Problem details
Up to and including the line that contains "1280, 1465, 617];", repeat each line of the data exactly, starting from the first.

Available data
* * *

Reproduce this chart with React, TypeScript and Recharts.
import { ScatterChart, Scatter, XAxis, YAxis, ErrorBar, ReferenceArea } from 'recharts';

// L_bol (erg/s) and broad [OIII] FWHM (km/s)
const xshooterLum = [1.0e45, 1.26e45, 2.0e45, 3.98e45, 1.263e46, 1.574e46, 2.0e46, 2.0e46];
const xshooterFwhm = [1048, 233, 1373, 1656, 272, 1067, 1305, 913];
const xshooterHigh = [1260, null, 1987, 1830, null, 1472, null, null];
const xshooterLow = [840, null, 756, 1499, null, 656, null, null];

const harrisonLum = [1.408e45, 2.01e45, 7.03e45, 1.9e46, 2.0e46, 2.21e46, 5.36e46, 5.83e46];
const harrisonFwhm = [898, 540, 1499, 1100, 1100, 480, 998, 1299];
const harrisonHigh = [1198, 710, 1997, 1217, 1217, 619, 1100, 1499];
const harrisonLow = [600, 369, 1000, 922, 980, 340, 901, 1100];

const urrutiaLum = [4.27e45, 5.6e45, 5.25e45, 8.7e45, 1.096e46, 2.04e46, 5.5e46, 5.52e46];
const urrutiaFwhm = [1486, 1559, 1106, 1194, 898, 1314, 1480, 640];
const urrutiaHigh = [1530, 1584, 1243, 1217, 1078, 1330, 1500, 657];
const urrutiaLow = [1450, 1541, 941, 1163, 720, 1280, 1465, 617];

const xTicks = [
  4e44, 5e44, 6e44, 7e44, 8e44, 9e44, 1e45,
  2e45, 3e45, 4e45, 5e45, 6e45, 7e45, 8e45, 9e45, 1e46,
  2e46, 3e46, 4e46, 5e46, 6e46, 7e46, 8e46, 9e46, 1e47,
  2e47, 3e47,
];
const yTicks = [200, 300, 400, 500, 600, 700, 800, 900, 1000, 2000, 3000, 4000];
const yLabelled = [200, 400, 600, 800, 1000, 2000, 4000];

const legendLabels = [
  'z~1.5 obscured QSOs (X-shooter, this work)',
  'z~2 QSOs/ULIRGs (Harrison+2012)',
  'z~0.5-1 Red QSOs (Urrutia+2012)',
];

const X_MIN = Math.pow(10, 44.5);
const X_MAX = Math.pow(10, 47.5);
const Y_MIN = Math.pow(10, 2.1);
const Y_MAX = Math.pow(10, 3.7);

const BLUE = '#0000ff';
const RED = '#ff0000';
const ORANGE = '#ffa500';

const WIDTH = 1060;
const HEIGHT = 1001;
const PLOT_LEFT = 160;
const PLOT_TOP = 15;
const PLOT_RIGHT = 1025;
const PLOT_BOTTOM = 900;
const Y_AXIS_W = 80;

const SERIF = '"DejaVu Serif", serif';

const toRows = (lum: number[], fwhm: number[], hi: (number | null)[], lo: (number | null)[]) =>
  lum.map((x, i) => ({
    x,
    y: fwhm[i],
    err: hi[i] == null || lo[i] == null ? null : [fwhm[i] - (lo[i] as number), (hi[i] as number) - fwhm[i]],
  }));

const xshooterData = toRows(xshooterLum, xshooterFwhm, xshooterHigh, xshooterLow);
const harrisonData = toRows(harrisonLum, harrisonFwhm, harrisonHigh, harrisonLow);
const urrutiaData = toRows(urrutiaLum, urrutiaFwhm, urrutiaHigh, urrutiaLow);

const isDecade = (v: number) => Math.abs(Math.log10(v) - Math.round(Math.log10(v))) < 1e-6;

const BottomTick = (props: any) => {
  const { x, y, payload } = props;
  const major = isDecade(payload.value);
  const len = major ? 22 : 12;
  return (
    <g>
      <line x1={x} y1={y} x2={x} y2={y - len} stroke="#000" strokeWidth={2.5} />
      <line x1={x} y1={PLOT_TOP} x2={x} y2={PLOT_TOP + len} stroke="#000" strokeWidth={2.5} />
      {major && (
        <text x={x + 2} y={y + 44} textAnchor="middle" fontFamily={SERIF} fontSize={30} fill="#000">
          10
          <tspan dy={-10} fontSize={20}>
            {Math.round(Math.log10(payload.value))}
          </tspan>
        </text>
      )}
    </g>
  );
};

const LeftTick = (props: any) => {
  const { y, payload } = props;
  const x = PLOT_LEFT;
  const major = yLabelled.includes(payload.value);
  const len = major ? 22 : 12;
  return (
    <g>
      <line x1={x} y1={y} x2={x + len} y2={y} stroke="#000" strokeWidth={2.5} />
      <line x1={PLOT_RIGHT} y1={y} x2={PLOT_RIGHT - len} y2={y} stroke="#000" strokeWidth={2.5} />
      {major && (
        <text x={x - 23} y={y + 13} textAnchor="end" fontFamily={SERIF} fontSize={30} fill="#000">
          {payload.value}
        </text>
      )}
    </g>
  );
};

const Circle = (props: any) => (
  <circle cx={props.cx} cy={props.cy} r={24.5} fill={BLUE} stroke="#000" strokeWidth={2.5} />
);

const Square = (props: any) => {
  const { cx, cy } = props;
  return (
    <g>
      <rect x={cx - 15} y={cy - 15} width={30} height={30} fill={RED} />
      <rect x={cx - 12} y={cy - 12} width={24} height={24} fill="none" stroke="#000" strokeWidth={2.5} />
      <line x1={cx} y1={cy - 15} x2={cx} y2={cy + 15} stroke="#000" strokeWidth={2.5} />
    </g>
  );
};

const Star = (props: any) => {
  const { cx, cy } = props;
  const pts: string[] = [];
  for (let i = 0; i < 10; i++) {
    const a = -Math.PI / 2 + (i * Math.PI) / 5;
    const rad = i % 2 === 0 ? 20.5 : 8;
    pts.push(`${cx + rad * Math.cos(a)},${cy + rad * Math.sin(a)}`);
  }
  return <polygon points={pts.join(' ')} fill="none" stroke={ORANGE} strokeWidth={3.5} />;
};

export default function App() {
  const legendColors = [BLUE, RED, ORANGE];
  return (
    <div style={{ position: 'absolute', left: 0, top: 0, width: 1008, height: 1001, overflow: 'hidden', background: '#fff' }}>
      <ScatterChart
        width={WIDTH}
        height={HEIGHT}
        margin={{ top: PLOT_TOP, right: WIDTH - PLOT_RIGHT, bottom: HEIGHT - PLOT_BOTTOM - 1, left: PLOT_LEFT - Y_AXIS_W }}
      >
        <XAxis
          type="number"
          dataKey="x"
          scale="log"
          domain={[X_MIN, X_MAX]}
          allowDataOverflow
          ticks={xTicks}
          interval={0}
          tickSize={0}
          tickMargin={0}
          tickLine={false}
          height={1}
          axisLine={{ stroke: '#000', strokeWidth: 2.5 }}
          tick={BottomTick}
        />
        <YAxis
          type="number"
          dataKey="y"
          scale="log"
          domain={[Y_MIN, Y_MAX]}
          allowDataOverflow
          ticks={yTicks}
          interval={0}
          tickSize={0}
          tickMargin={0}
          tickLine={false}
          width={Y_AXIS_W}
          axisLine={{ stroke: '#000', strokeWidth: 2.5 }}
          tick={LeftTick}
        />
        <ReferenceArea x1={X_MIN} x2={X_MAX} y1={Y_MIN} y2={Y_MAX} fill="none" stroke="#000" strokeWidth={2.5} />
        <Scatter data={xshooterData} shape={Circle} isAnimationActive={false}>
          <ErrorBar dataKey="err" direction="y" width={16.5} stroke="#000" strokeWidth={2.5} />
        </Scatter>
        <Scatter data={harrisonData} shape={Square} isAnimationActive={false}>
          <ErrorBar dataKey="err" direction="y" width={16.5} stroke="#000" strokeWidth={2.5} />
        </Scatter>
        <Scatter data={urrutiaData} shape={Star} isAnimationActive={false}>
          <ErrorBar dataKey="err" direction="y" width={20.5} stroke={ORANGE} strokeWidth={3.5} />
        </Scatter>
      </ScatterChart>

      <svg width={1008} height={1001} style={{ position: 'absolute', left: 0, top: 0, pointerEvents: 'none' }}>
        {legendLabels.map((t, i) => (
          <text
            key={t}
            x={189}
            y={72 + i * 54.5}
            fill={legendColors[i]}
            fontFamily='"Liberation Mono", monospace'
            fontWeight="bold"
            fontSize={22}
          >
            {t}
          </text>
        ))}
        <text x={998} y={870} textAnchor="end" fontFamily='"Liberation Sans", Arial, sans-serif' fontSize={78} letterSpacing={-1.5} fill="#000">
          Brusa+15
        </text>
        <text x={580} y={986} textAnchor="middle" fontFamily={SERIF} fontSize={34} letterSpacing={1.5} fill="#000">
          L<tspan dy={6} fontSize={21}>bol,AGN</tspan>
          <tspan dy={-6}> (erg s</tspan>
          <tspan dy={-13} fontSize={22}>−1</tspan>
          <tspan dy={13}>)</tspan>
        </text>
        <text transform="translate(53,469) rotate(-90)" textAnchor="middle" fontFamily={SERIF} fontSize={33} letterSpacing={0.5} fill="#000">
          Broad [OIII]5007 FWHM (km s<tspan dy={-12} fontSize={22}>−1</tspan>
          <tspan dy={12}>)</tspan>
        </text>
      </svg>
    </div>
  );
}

* * *

Finished answer
Reproduce this chart with React, TypeScript and Recharts.
import { ScatterChart, Scatter, XAxis, YAxis, ErrorBar, ReferenceArea } from 'recharts';

// L_bol (erg/s) and broad [OIII] FWHM (km/s)
const xshooterLum = [1.0e45, 1.26e45, 2.0e45, 3.98e45, 1.263e46, 1.574e46, 2.0e46, 2.0e46];
const xshooterFwhm = [1048, 233, 1373, 1656, 272, 1067, 1305, 913];
const xshooterHigh = [1260, null, 1987, 1830, null, 1472, null, null];
const xshooterLow = [840, null, 756, 1499, null, 656, null, null];

const harrisonLum = [1.408e45, 2.01e45, 7.03e45, 1.9e46, 2.0e46, 2.21e46, 5.36e46, 5.83e46];
const harrisonFwhm = [898, 540, 1499, 1100, 1100, 480, 998, 1299];
const harrisonHigh = [1198, 710, 1997, 1217, 1217, 619, 1100, 1499];
const harrisonLow = [600, 369, 1000, 922, 980, 340, 901, 1100];

const urrutiaLum = [4.27e45, 5.6e45, 5.25e45, 8.7e45, 1.096e46, 2.04e46, 5.5e46, 5.52e46];
const urrutiaFwhm = [1486, 1559, 1106, 1194, 898, 1314, 1480, 640];
const urrutiaHigh = [1530, 1584, 1243, 1217, 1078, 1330, 1500, 657];
const urrutiaLow = [1450, 1541, 941, 1163, 720, 1280, 1465, 617];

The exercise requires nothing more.